Written task → Search the data for the word "that". Reproduce every line where it is found.
start
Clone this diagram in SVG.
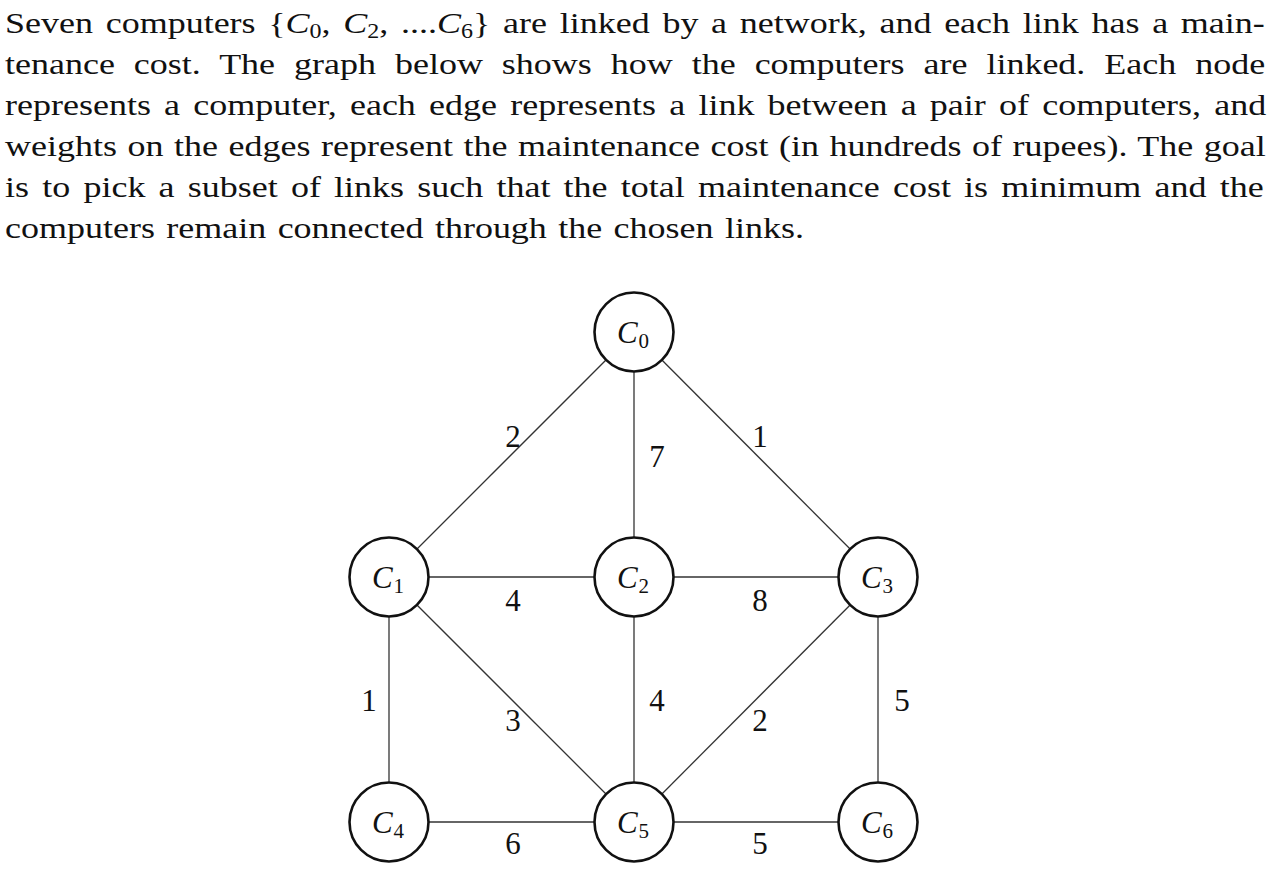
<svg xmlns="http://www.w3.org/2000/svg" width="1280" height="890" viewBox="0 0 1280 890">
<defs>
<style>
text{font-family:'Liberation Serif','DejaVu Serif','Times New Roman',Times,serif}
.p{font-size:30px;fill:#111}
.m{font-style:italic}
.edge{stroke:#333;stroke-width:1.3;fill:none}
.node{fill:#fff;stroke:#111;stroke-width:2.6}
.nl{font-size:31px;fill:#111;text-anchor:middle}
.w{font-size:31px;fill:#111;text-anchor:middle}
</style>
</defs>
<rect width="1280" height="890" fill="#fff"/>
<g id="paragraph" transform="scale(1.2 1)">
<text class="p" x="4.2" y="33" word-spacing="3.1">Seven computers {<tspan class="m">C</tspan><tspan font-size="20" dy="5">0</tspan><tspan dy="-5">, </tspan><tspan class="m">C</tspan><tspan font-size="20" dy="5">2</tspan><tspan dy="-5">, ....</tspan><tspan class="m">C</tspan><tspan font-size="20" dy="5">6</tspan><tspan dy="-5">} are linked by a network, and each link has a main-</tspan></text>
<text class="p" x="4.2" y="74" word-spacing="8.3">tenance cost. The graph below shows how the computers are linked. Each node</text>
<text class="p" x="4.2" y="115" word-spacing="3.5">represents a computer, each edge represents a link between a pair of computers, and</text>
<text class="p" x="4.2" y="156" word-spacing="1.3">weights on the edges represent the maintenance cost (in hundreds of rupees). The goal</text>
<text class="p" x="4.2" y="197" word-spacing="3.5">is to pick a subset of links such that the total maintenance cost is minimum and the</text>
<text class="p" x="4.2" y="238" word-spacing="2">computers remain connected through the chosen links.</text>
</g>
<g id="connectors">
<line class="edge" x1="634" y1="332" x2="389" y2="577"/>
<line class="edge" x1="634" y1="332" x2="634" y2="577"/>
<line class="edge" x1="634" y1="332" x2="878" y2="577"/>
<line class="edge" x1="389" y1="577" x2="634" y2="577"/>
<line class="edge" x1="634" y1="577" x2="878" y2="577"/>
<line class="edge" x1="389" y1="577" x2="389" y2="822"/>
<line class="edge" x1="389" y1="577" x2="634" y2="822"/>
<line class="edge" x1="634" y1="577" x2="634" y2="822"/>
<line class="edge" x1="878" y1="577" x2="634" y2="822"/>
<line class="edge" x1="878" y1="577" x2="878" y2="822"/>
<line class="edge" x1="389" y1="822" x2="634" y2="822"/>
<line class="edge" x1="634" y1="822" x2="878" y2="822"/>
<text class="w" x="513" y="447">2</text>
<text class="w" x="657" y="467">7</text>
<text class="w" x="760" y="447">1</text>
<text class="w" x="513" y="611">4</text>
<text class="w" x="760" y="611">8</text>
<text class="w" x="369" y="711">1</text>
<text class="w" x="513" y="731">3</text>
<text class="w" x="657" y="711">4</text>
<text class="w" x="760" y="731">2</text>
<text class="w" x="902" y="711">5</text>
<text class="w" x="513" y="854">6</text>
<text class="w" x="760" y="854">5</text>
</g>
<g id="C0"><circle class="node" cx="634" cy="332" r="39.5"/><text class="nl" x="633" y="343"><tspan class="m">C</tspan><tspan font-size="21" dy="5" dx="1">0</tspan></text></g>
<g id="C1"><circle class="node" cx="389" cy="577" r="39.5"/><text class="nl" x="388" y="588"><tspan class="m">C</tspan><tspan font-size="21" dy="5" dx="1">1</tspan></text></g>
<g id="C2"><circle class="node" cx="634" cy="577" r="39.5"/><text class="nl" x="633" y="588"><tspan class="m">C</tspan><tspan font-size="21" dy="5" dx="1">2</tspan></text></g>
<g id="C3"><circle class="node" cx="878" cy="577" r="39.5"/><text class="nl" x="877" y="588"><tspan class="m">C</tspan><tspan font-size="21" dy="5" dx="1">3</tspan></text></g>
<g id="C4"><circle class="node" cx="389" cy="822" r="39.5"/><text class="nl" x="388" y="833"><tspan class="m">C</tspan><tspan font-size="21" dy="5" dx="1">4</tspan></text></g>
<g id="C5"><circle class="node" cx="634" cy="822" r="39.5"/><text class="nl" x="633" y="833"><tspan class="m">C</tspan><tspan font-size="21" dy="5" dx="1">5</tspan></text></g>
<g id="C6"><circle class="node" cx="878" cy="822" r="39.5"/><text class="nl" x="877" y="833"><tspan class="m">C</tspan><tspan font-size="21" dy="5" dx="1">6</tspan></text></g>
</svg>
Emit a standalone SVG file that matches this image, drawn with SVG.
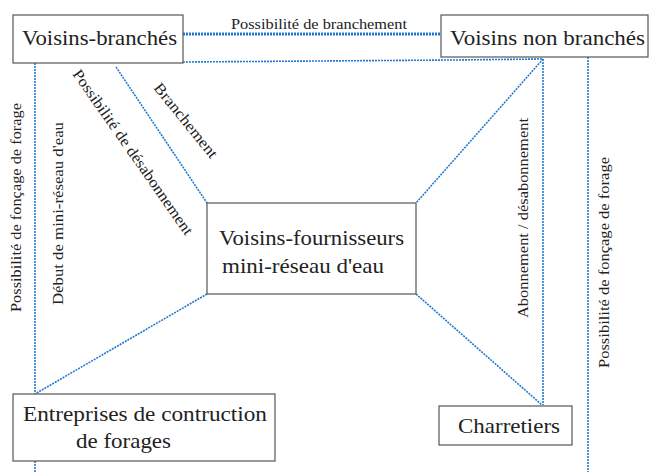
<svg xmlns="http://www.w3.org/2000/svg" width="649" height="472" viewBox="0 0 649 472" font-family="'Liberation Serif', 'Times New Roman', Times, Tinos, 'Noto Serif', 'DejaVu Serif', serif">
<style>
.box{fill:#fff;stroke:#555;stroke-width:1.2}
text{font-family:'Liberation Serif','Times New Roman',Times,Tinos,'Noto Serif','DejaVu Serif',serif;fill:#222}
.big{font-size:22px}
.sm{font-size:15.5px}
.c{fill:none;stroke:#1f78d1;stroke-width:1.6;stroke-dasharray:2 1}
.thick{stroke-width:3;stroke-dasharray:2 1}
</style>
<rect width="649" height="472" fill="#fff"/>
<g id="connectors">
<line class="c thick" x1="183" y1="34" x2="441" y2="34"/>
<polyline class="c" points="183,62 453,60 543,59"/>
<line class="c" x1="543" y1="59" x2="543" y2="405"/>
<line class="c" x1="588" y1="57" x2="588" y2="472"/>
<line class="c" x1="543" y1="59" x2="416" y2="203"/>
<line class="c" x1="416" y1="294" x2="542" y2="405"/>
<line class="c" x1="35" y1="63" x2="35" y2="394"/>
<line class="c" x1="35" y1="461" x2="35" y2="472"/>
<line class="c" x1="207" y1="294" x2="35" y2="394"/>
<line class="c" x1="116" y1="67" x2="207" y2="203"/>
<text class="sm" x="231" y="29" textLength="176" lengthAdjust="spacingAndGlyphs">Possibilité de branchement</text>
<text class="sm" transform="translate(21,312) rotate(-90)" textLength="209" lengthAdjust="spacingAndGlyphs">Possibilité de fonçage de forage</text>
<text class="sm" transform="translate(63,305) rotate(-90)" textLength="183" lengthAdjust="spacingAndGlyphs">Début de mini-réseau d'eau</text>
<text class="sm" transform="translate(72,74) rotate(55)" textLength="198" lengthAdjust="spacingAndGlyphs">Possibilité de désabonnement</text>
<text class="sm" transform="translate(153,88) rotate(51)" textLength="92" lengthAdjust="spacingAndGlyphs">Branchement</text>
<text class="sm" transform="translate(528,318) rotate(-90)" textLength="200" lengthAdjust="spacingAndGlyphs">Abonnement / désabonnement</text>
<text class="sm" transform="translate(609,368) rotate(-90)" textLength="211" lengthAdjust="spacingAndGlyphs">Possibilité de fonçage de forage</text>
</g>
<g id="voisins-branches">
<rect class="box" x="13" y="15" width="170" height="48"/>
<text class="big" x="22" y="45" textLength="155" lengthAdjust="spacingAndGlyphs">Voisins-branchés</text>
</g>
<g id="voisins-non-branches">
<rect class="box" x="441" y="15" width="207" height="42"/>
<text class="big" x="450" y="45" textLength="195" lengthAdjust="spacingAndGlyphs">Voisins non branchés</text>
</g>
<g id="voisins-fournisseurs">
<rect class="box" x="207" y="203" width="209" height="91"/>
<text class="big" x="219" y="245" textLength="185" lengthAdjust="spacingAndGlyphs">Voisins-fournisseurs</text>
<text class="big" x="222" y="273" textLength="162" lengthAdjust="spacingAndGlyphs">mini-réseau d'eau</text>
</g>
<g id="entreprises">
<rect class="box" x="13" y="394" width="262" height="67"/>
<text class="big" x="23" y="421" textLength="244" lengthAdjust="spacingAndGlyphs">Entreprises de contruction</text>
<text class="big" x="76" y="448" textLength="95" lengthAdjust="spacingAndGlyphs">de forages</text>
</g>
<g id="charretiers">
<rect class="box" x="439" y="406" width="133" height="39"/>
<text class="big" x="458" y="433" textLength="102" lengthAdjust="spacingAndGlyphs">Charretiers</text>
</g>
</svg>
end
Response for this exercise →
<text class="p" x="4.2" y="197" word-spacing="3.5">is to pick a subset of links such that the total maintenance cost is minimum and the</text>
Emit a standalone SVG file that matches this image, drawn with SVG.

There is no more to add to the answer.